The skills learned while playing board games can enhance video game performance and vice versa. Here’s how.

Team Collaboration

One of the overarching benefits of playing board games and video games is developing one’s ability to collaborate as a team. Many video games are team-oriented, requiring communication and cooperation. During board games, players often have to work together or create alliances to avoid mutually assured destruction.

Playing board games with friends and family helps build interpersonal skills and connections. These carry over into team-focused video games such as Fortnite, Call of Duty, Halo, and Valorant. Developing better social skills and learning how to work together (or respectfully against each other) is valuable for players of all ages.

Research and Retention

People who become engrossed in video games often catch some flack from society. However, science proves that finding passion in video games comes with significant benefits. A 2020 study conducted by the University of Oxford found a positive correlation between video games and one’s wellbeing. When played in moderation, they observed video games providing healthy brain stimulation and relieving stress.

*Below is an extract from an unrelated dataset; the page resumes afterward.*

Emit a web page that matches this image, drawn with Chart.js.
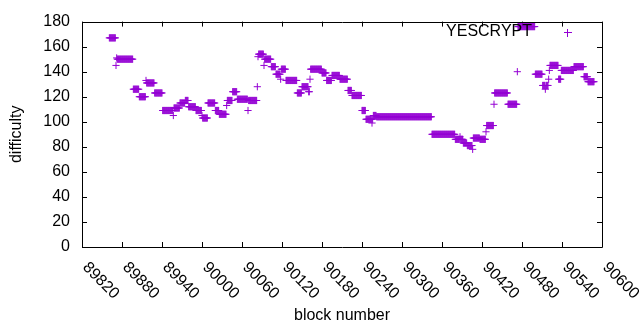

We see this with board games, along with the development of analytical skills. You learn to follow instructions and retain information about gameplay in order to immerse yourself in the content. While video games are often easier to learn and navigate, the same skills apply. For those passionate about gameplay, it could prompt players to take the time to research different approaches and strategies, utilizing sites such as FPS Champion to share and access this information.

This exploration helps players develop research skills, information retention, and even the scientific process — i.e., reading data, developing a hypothesis, testing it out, and analyzing the results.

Strategic Problem-Solving

Problem-solving and strategy development are perhaps the two most valuable skills learned from board games and video games. During board games, you often have to think a few steps ahead and consider the broader impacts of your decisions. Even kid-friendly card games like Uno and Sushi Go engage these skills.

Learning to look ahead and solve problems carries over into video games and vice versa. When trying to open a door with puzzles in The Legend of Zelda or Pokémon, you need these skills to determine if pushing that block will hinder your progress. When playing an FPS game, you’ll have to consider whether you have the resources to partake in a melee or if you should retreat for cover.


Taking risks is an often overlooked skill. In fact, we built our society to minimize risks as much as possible. However, learning to take risks in a safe environment is incredibly valuable because of the analytic skills developed as a result.

As you play board games and video games, you learn to assess the risks of your actions. As a child, you might impulsively take the jump in checkers, only to have your opponent triple jump you all the way to getting kinged. This experience teaches you to slow down and consider the risk versus the reward.

Playing a video game or board game also helps you overcome the fear of failure through risk-taking. As you become better at assessing the environment and taking minor risks, you’ll learn to push past the fear of failure and try something new. This skill carries over into many games and real life.

Slow and Quick Thinking Skills

Board games push you to slow down and consider the next steps. By doing so, you're training your brain to process information. The better it gets at processing information, the quicker and more efficiently you'll make decisions.

In other words, you can learn to think fast by thinking slowly. A study conducted by both Queen Mary University of London and University College London (UCL) found that participants who played strategy focused video games were "quicker and more accurate in performing cognitive flexibility tasks." Developing this critical thinking skill will improve your reaction times in video games without sacrificing logic.

Through these observations of the benefits both board games and video games can provide, it’s easy to see how both can elevate your skills. Playing board games can help you develop your video game performance and life skills, and vice versa.